## [Your objective]
Only the lines from the line containing "Write the seaborn" to the line containing "import seaborn as sns", with both of those lines, are to be repeated exactly. Leave the images out.

►

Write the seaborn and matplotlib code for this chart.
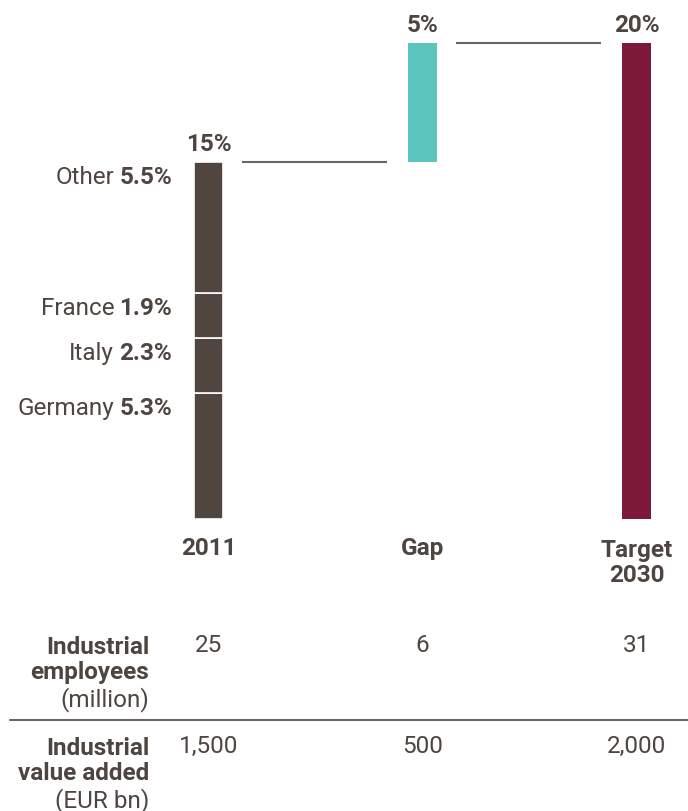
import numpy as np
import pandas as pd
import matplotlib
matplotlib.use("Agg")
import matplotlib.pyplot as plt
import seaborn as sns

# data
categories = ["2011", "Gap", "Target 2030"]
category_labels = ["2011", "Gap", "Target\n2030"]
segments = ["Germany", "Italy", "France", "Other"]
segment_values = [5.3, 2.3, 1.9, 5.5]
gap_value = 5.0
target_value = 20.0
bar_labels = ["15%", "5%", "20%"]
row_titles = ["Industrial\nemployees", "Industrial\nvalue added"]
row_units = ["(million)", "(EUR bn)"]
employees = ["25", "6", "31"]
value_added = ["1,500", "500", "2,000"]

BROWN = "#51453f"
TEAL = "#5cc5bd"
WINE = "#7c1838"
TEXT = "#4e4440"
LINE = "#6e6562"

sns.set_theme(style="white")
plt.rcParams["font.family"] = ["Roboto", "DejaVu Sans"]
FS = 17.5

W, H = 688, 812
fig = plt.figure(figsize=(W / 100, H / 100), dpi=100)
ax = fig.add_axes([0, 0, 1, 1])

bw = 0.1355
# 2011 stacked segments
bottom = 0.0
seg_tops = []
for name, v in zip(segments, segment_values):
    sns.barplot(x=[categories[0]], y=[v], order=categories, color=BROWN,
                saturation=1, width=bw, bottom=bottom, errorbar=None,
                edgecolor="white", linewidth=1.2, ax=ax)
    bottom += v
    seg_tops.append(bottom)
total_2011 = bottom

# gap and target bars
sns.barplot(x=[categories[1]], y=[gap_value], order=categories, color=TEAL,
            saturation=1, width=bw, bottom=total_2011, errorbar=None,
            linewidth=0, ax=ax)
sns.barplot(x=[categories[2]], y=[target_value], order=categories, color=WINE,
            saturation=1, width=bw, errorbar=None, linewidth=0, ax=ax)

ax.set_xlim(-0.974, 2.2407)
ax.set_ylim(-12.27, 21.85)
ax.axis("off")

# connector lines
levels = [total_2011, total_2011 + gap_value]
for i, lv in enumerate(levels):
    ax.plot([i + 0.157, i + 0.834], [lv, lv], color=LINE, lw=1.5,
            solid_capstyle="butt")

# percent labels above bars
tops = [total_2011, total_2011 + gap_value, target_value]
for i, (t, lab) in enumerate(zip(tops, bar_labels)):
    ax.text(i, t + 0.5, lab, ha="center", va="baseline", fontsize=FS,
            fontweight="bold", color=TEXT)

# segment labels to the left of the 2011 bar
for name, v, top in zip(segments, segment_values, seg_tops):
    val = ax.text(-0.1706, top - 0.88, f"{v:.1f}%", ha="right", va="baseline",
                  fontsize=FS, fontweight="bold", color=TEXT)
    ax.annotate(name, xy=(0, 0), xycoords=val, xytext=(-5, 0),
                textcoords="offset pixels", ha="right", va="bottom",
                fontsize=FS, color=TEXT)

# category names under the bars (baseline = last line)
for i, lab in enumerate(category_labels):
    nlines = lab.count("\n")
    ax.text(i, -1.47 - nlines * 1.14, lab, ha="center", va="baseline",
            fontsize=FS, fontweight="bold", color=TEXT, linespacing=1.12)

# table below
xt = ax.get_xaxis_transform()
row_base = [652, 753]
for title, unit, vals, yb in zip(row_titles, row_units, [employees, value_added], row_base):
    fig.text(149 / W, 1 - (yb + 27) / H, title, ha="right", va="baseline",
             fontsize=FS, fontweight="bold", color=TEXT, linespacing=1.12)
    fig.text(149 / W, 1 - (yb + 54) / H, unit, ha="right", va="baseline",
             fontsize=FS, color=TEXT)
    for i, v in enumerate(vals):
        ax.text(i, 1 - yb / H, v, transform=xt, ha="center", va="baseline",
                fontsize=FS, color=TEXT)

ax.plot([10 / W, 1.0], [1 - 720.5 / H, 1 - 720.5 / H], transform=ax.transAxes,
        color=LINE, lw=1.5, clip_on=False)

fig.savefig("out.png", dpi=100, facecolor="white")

◄
►

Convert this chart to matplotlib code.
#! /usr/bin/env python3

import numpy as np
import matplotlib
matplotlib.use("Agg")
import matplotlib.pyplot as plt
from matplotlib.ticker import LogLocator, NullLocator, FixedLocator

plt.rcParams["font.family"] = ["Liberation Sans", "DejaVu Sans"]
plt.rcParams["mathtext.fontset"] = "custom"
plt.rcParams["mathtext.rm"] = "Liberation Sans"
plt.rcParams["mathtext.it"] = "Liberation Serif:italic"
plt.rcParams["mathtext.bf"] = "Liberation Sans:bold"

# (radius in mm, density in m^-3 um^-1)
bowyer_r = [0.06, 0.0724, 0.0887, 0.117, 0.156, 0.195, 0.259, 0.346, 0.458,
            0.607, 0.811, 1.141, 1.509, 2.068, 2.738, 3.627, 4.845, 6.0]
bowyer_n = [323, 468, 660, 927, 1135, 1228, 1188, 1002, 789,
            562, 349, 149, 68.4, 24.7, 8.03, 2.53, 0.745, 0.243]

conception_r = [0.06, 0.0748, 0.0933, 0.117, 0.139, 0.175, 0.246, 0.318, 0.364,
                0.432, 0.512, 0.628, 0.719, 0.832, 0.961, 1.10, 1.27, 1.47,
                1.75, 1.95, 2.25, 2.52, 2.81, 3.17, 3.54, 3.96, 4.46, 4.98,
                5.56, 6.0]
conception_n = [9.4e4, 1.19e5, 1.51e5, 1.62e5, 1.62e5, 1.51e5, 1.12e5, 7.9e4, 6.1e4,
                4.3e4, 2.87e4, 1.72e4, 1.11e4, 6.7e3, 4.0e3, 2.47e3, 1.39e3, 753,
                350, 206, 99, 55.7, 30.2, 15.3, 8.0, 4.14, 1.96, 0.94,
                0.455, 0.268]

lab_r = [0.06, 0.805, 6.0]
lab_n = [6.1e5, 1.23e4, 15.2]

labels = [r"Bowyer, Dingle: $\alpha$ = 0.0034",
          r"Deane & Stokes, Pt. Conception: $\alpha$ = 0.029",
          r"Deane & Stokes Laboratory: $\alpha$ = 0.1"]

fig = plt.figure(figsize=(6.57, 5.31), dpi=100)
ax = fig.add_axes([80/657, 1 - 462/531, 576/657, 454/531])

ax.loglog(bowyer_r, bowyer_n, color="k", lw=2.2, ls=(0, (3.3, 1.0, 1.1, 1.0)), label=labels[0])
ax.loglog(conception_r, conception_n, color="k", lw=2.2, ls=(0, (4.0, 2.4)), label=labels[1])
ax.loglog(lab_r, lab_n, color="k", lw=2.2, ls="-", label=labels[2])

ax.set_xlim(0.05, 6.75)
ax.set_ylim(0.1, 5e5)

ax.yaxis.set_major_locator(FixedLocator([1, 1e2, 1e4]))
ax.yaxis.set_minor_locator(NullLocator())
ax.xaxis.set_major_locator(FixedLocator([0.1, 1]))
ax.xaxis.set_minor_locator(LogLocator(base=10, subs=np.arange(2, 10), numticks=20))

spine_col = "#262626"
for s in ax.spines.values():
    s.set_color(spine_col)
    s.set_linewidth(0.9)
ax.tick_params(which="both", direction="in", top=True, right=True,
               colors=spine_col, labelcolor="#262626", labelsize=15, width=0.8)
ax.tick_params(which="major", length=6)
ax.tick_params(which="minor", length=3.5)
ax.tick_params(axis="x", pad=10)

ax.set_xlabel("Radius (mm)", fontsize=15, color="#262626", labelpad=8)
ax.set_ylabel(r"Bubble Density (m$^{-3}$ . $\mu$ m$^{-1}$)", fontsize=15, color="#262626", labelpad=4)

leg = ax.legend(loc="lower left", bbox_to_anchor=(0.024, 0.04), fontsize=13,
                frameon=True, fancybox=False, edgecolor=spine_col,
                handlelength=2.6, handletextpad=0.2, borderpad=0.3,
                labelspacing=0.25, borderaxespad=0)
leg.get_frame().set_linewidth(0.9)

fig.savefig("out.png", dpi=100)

◄

## [Answer to this problem]
Write the seaborn and matplotlib code for this chart.
import numpy as np
import pandas as pd
import matplotlib
matplotlib.use("Agg")
import matplotlib.pyplot as plt
import seaborn as sns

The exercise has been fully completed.